EXERCISE GOAL:
Do not repeat pictures. Repeat exactly the lines of the listing below from its first line through the line with "Chart.register(...registerables);".

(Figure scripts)
--*--

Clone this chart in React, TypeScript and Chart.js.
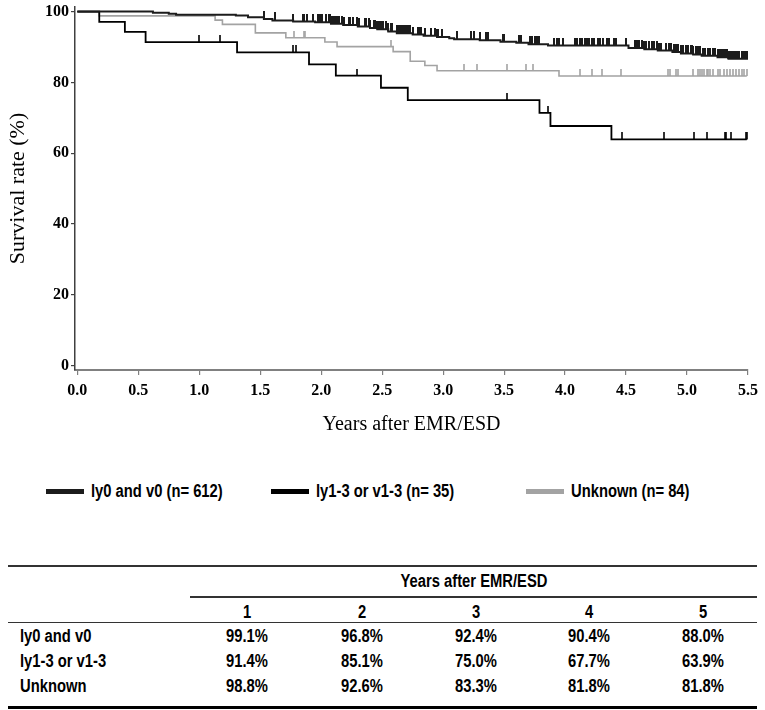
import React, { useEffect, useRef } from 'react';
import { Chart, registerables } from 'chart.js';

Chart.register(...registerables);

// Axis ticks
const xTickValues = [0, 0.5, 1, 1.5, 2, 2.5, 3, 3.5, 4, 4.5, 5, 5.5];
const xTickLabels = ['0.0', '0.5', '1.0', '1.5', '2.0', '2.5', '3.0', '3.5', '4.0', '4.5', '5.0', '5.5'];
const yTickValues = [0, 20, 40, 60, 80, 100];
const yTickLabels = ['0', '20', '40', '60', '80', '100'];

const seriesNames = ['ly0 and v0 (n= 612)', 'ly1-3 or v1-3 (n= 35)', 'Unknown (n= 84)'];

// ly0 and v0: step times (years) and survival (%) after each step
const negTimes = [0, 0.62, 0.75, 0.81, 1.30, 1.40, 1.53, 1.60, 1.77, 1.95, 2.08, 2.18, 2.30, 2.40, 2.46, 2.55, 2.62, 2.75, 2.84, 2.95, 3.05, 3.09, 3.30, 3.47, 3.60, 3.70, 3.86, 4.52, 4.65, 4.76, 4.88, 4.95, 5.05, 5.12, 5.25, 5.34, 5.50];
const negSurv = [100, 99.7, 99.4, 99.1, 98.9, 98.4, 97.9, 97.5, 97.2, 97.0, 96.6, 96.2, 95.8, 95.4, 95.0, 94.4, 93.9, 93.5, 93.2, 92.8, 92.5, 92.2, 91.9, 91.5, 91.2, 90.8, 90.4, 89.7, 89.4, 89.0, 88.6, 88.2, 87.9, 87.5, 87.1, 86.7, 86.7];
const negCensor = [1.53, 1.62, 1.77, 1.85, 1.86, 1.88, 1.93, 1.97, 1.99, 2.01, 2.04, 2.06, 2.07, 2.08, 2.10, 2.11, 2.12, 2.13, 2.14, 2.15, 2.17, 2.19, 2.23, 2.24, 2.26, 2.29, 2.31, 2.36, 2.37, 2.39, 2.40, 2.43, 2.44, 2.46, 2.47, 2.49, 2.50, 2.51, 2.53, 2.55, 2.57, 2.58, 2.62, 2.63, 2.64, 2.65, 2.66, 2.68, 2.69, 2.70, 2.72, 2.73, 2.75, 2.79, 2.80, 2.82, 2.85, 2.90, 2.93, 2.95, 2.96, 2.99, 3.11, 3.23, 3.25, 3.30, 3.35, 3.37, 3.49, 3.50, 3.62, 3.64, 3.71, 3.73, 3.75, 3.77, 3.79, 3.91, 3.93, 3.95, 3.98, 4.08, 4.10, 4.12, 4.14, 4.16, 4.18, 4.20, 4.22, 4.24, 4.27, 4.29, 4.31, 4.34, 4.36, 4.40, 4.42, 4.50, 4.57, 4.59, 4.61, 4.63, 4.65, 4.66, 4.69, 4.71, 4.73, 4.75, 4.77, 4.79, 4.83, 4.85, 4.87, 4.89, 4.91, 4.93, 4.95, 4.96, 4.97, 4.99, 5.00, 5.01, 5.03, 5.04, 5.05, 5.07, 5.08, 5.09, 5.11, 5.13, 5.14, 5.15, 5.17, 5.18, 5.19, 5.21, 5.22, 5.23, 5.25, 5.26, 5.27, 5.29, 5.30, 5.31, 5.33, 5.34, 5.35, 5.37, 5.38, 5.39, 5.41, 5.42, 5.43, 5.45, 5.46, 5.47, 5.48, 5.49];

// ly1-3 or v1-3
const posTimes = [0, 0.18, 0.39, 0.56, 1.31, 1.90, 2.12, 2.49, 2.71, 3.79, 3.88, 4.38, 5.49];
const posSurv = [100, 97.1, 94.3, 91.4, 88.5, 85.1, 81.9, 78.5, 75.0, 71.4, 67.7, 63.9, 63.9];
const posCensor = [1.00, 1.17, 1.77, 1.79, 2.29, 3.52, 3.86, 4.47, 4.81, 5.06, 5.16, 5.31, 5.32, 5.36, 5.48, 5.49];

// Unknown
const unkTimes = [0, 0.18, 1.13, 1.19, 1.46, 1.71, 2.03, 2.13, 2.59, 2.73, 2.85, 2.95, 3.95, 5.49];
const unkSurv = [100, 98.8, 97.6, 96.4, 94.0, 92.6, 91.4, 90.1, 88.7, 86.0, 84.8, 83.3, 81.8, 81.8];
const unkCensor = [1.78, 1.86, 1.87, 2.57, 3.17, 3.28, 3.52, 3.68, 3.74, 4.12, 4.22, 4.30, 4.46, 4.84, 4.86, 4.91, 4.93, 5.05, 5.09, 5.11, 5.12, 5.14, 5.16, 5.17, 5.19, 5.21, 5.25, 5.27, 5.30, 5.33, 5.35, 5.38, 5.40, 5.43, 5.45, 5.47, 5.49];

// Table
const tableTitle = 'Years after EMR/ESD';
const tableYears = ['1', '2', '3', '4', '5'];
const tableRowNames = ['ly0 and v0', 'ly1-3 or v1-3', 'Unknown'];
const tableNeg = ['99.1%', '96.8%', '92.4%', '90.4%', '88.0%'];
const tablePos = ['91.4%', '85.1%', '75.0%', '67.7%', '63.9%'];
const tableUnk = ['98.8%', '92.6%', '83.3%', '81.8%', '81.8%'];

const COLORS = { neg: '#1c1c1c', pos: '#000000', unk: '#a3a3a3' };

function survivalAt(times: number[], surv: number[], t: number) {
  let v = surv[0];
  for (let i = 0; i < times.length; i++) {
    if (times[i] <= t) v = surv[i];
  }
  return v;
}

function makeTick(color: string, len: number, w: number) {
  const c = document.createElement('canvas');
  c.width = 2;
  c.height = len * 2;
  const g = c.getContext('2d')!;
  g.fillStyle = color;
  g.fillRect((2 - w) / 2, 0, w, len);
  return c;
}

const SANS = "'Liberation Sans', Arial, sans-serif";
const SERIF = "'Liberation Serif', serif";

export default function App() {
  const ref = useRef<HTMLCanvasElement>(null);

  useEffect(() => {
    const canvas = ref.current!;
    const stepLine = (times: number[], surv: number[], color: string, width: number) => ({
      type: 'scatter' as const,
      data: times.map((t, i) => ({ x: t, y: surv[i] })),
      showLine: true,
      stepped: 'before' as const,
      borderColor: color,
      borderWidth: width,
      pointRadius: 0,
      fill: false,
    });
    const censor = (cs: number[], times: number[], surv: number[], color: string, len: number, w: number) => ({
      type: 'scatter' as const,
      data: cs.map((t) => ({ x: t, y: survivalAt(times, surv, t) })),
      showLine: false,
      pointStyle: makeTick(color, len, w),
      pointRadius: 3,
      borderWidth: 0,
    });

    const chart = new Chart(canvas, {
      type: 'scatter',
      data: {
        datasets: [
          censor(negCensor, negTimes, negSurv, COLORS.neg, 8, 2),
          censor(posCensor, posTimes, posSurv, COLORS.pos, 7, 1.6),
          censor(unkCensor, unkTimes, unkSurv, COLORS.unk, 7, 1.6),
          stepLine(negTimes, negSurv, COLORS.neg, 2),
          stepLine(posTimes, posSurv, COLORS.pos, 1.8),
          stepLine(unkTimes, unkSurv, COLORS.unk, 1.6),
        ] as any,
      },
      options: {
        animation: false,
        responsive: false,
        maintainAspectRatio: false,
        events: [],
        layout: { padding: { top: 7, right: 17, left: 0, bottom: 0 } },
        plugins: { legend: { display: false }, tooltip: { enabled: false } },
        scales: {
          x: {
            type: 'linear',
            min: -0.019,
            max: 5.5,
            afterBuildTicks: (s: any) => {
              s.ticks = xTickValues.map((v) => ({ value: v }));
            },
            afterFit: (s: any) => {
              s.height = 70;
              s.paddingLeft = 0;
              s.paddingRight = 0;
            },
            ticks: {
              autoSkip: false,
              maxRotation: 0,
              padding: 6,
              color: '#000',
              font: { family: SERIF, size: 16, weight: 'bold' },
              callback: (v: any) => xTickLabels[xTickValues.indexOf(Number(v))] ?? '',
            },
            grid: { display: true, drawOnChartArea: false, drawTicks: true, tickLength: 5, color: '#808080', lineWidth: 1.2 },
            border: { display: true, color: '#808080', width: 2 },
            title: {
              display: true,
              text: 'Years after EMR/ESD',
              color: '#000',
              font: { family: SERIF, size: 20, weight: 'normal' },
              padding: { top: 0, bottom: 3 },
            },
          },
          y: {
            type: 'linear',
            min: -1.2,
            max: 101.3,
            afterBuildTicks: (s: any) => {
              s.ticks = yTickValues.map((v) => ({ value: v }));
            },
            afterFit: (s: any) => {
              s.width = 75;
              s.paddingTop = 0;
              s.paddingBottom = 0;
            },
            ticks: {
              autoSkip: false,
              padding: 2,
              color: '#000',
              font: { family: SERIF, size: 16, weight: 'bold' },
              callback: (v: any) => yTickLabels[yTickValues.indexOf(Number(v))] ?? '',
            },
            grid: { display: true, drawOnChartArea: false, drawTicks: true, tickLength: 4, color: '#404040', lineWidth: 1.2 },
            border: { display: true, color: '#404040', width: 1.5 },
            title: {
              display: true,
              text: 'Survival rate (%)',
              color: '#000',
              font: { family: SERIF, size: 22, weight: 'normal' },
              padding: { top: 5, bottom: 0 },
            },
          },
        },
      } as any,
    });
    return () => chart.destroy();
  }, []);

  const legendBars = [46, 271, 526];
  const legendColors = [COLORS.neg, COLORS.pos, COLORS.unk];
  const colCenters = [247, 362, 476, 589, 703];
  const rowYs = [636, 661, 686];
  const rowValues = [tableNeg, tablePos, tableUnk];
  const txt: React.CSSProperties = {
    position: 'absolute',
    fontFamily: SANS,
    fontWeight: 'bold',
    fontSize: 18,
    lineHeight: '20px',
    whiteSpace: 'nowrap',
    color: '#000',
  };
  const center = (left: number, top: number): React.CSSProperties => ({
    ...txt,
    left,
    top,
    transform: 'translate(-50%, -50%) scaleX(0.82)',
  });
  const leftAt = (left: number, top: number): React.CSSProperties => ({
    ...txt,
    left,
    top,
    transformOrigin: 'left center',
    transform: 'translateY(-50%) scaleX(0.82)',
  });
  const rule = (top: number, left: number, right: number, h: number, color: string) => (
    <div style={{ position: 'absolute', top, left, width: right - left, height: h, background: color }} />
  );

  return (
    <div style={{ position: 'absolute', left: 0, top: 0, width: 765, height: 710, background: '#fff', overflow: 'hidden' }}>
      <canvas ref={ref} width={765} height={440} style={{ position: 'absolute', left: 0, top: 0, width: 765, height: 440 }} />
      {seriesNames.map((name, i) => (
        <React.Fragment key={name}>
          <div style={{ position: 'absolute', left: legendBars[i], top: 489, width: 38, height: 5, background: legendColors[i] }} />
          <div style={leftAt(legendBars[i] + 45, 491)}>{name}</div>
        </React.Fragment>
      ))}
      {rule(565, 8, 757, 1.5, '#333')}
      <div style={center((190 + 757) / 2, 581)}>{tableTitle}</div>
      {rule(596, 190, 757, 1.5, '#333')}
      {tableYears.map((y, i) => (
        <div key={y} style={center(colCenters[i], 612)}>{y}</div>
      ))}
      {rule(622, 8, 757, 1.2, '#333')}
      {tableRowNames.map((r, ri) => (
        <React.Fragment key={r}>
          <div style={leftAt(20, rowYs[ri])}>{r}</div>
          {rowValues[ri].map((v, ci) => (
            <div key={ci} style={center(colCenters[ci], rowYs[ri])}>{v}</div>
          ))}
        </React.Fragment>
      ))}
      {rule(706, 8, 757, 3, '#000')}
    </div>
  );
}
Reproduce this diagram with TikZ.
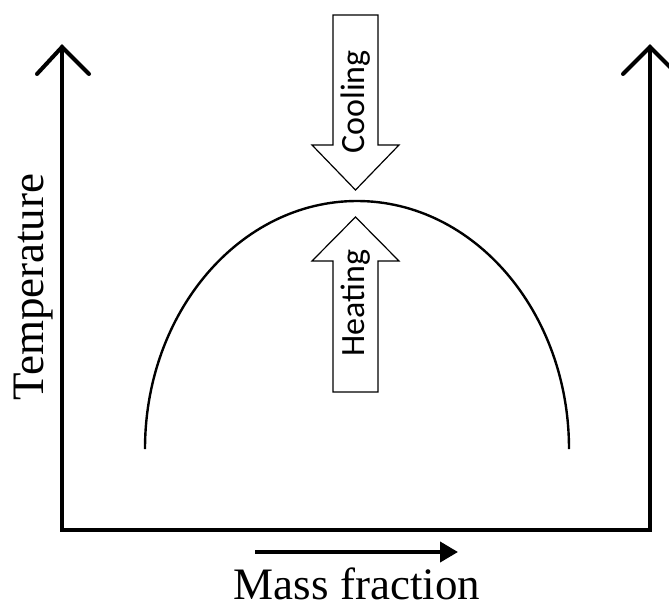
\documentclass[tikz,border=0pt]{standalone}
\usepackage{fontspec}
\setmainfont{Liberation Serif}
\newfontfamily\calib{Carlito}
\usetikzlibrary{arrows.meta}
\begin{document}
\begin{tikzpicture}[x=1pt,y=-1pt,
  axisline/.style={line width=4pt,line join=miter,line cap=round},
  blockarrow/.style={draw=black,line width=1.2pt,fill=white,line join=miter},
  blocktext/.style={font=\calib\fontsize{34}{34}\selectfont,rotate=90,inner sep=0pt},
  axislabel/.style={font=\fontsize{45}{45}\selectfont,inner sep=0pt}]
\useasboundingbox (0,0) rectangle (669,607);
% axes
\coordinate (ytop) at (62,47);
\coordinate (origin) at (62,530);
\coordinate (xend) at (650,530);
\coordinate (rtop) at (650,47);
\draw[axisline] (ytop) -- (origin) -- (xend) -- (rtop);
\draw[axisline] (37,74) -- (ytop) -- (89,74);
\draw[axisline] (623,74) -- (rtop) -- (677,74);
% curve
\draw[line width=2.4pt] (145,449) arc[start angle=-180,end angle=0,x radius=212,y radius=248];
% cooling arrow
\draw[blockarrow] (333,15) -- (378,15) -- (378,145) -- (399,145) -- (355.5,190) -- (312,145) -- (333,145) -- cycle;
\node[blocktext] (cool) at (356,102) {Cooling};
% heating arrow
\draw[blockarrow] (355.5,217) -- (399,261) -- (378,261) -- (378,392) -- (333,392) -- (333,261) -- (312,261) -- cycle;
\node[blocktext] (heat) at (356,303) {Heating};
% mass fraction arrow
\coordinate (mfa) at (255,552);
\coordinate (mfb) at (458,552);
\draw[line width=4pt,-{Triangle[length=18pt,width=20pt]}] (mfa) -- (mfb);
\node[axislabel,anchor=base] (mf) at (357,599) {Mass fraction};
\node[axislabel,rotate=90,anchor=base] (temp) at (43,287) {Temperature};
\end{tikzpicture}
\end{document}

--*--

FINAL RESULT:
Clone this chart in React, TypeScript and Chart.js.
import React, { useEffect, useRef } from 'react';
import { Chart, registerables } from 'chart.js';

Chart.register(...registerables);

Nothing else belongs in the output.